La suprema ironía de su caso radica en que, al cabo de apenas un par de años, quedó bien claro que las protestas del “Máximo Líder” (“¡Yo no soy comunista!”) dejaron de ser realidad (esto, claro, suponiendo que alguna vez lo fueran). Se reconoció primero el carácter “socialista” de “la Revolución”. Poco después el “Comandante en Jefe” proclamó: “Soy marxista-leninista y lo seré siempre”… ¡Pero Matos siguió preso!
Por aquellas fechas en que “nadie escuchaba”, los presos políticos recibían un trato brutal. Las violaciones de los derechos humanos eran pan cotidiano en las innumerables cárceles del castrismo, convertidas en verdaderas sucursales del espanto.

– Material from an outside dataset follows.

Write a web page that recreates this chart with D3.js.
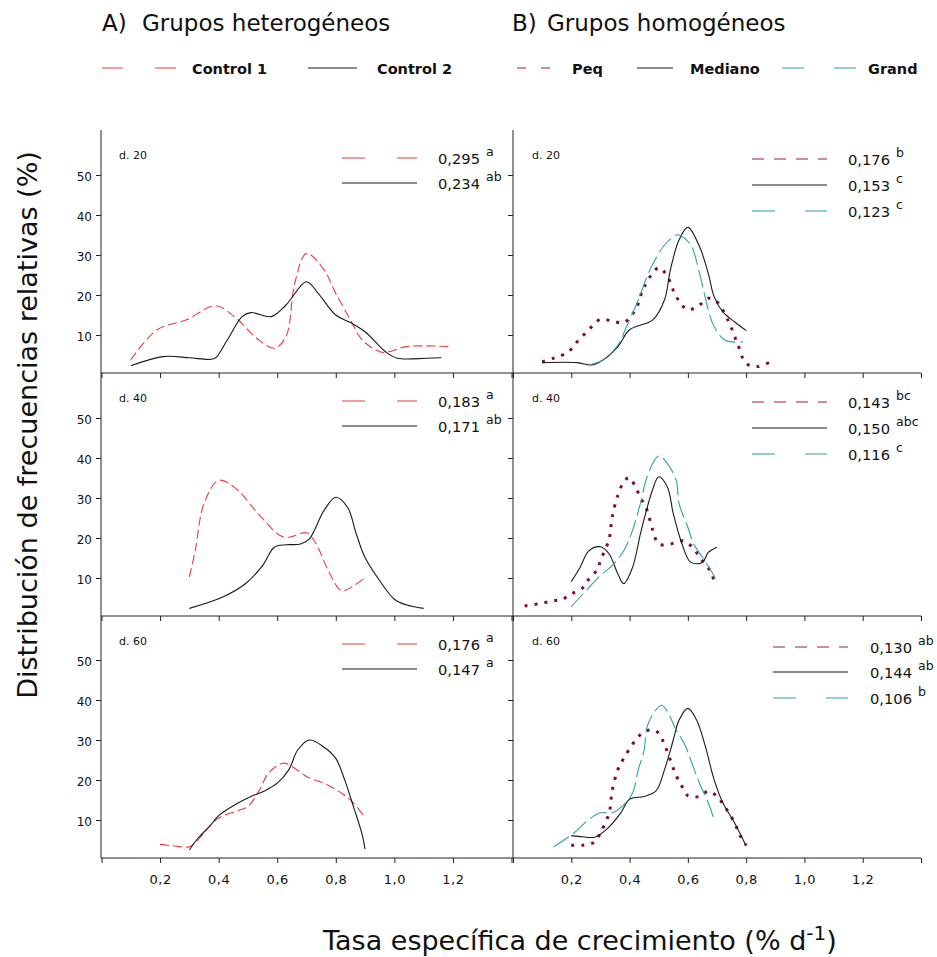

Las golpizas eran constantes; las muertes, sucesos nada raros.
En esa situación, ante los seres queridos de los reos surgía un dilema terrible: ¿Exponer los innumerables abusos? ¿O callar los atropellos sufridos por sus parientes y maridos para evitar que los carceleros, molestos con las denuncias públicas, se cebaran aún más con esos desdichados, intensificando sus malos tratos y sus excesos?
Pienso que esta realidad ilustra bien el tremendo daño antropológico que el comunismo ha inferido a nuestro pueblo; la involución que, en sus valores morales, ha sufrido el cubano. En aquella época, la disyuntiva era denunciar los crímenes o permanecer callados. Hoy aparece una tercera opción: ¡Aplaudir y elogiar a los verdugos! ¡Qué envilecimiento!